# Ibd



## Sprungmonkey (22/5/10)

Just wonderinging if anyone here is studding for the international brewing and distilling exams here - cramming module 1 exams this month


----------



## Thirsty Boy (1/12/10)

Missed this post in may when I was cramming for module 2 exams. Just started studying for mod 3...

One more burst and its done.

How'd you go in your exam?


----------



## O'Henry (3/12/10)

I'm doing mod 1 atm.


----------



## Thirsty Boy (3/12/10)

O said:


> Don't assume, like I foolishly did, that the later modules will be as easy and brief to study as the first few. I "thought" I was about halfway through, timed my study as such, and discovered that I was really only about a quarter of the way done. This necessitated a May full of inelegant scrambling rather than dignified revision.
> 
> If I can lend a hand, give me a shout. I can probably either help personally or have access to someone who can.
> 
> TB


----------



## Kai (3/12/10)

I've completed module 1 of the brewing diploma but have not found the time to progress any further in the past couple years.

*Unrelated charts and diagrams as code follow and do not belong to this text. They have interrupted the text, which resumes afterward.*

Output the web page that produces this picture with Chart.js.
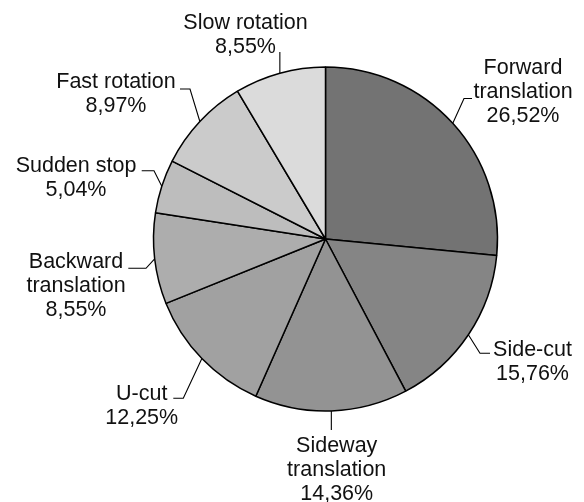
<!DOCTYPE html>
<html>
<head>
<meta charset="utf-8">
<script src="https://cdn.jsdelivr.net/npm/chart.js@4/dist/chart.umd.min.js"></script>
<style>
  html, body { margin: 0; padding: 0; background: #ffffff; }
  #wrap { width: 584px; height: 502px; }
</style>
</head>
<body>
<div id="wrap"><canvas id="pie" width="584" height="502"></canvas></div>
<script>
// Share of each movement type (percent), clockwise from 12 o'clock
const categories = [
  'Forward translation',
  'Side-cut',
  'Sideway translation',
  'U-cut',
  'Backward translation',
  'Sudden stop',
  'Fast rotation',
  'Slow rotation'
];
const shares = [26.52, 15.76, 14.36, 12.25, 8.55, 5.04, 8.97, 8.55];
const greys = ['#737373', '#858585', '#939393', '#a1a1a1', '#adadad', '#bdbdbd', '#cbcbcb', '#dbdbdb'];

// Label placement, in pixels relative to the pie centre:
// elbow/end = leader line bend and end, text = [centre x, first baseline y], split = break name onto lines
const labelLayout = [
  { elbow: [138.5, -140.5], end: [146.5, -140.5], text: [197.5, -165], split: true },
  { elbow: [154.5, 114.3], end: [164.5, 114.3], text: [207, 117], split: false },
  { elbow: [null, 191], end: [null, 191], text: [11.2, 212.7], split: true },
  { elbow: [-142.2, 159.3], end: [-152.2, 159.3], text: [-183.8, 161], split: false },
  { elbow: [-179.5, 29.3], end: [-197.2, 29.3], text: [-249.5, 29.3], split: true },
  { elbow: [-171.5, -68.3], end: [-183.8, -68.3], text: [-249.5, -67.3], split: false },
  { elbow: [-135.5, -150], end: [-145.5, -150], text: [-209.5, -151.3], split: false },
  { elbow: [null, -187], end: [null, -187], text: [-80, -209.7], split: false }
];

const LABEL_FONT = '21.5px "Liberation Sans", Arial, Helvetica, sans-serif';
const LINE_H = 24;

const fmt = v => v.toFixed(2).replace('.', ',') + '%';

const outsideLabels = {
  id: 'outsideLabels',
  afterDatasetsDraw(chart) {
    const ctx = chart.ctx;
    const meta = chart.getDatasetMeta(0);
    ctx.save();
    ctx.font = LABEL_FONT;
    ctx.fillStyle = '#111111';
    ctx.textAlign = 'center';
    ctx.textBaseline = 'alphabetic';
    meta.data.forEach((arc, i) => {
      const lay = labelLayout[i];
      const cx = arc.x, cy = arc.y;
      const mid = (arc.startAngle + arc.endAngle) / 2;
      const ex = cx + Math.cos(mid) * arc.outerRadius;
      const ey = cy + Math.sin(mid) * arc.outerRadius;
      const bx = lay.elbow[0] === null ? ex : cx + lay.elbow[0];
      const by = cy + lay.elbow[1];
      const tx = lay.end[0] === null ? bx : cx + lay.end[0];
      const ty = cy + lay.end[1];
      ctx.beginPath();
      ctx.strokeStyle = '#000000';
      ctx.lineWidth = 1.1;
      ctx.moveTo(ex, ey);
      ctx.lineTo(bx, by);
      ctx.lineTo(tx, ty);
      ctx.stroke();

      const name = categories[i];
      const lines = lay.split ? name.split(' ') : [name];
      lines.push(fmt(shares[i]));
      lines.forEach((ln, k) => {
        ctx.fillText(ln, cx + lay.text[0], cy + lay.text[1] + k * LINE_H);
      });
    });
    ctx.restore();
  }
};

new Chart(document.getElementById('pie'), {
  type: 'pie',
  data: {
    labels: categories,
    datasets: [{
      data: shares,
      backgroundColor: greys,
      borderColor: '#000000',
      borderWidth: 1.5,
      hoverOffset: 0
    }]
  },
  options: {
    responsive: false,
    animation: false,
    radius: 172,
    layout: { padding: { left: 67, right: 0, top: 0, bottom: 24 } },
    plugins: {
      legend: { display: false },
      tooltip: { enabled: false }
    }
  },
  plugins: [outsideLabels]
});
</script>
</body>
</html>
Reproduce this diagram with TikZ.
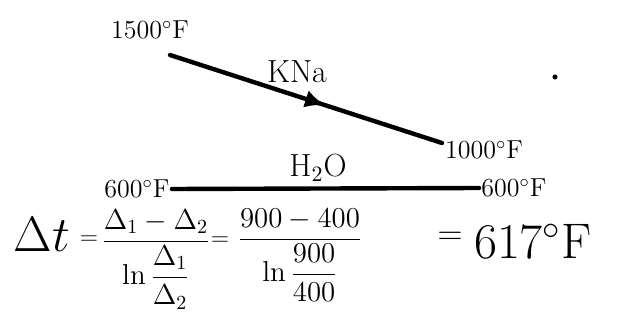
\documentclass[tikz,border=0pt]{standalone}
\usepackage{amsmath}
\usepackage{tikz}
\usetikzlibrary{arrows.meta,decorations.markings}

\begin{document}
\begin{tikzpicture}[x=0.5pt,y=-0.5pt,
    templabel/.style={font=\fontsize{13}{15}\selectfont, inner sep=1pt},
    fluidlabel/.style={font=\fontsize{16}{18}\selectfont, inner sep=1pt},
    flowline/.style={line width=2.2pt, line cap=round},
    midarrow/.style={postaction={decorate},
      decoration={markings, mark=at position 0.57 with {\arrow{Latex[length=10pt,width=9pt]}}}}]
\useasboundingbox (0,0) rectangle (618,332);
% KNa stream
\node[templabel] (hotin) at (150,30) {1500$^\circ$F};
\node[templabel] (hotout) at (484,150) {1000$^\circ$F};
\coordinate (hotstart) at (170,55);
\coordinate (hotend) at (442,143);
\draw[flowline, midarrow] (hotstart) -- (hotend);
\node[fluidlabel] (kna) at (297,72) {KNa};
\fill (555,77) circle (1.3pt);
% H2O stream
\node[templabel] (coldin) at (137,189) {600$^\circ$F};
\node[templabel] (coldout) at (514,188) {600$^\circ$F};
\draw[flowline] (coldin.east) -- (coldout.west);
\node[fluidlabel] (water) at (318,168) {H$_2$O};
% log mean temperature difference
\node[font=\fontsize{23}{25}\selectfont, anchor=base] (dt) at (42,252) {$\Delta t$};
\node[font=\fontsize{12}{14}\selectfont, anchor=base] (eqa) at (89,244) {$=$};
\node[font=\fontsize{14}{16}\selectfont, anchor=base] (fraca) at (156,249)
  {$\dfrac{\Delta_1-\Delta_2}{\ln\dfrac{\Delta_1}{\Delta_2}}$};
\node[font=\fontsize{12}{14}\selectfont, anchor=base] (eqb) at (220,246) {$=$};
\node[font=\fontsize{14}{16}\selectfont, anchor=base] (fracb) at (300,247)
  {$\dfrac{900-400}{\ln\dfrac{900}{400}}$};
\node[font=\fontsize{16}{18}\selectfont, anchor=base] (eqc) at (450,245) {$=$};
\node[font=\fontsize{25}{28}\selectfont, anchor=base west] (result) at (467,258) {617$^\circ$F};
\end{tikzpicture}
\end{document}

One thing I'll say about studying for the first module, be very thorough. Memorising all the small details in for each section will definitely make a big difference. I managed a decent enough result for the first exam on one night's study, but I wouldn't recommend it.


----------



## probablynathan (2/12/12)

Just starting Mod 1 of the diploma this month. 

what other resources if any did you find helpful?


----------



## Bizier (2/12/12)

Is the diploma material better written than the GCB/P course material and exams?


----------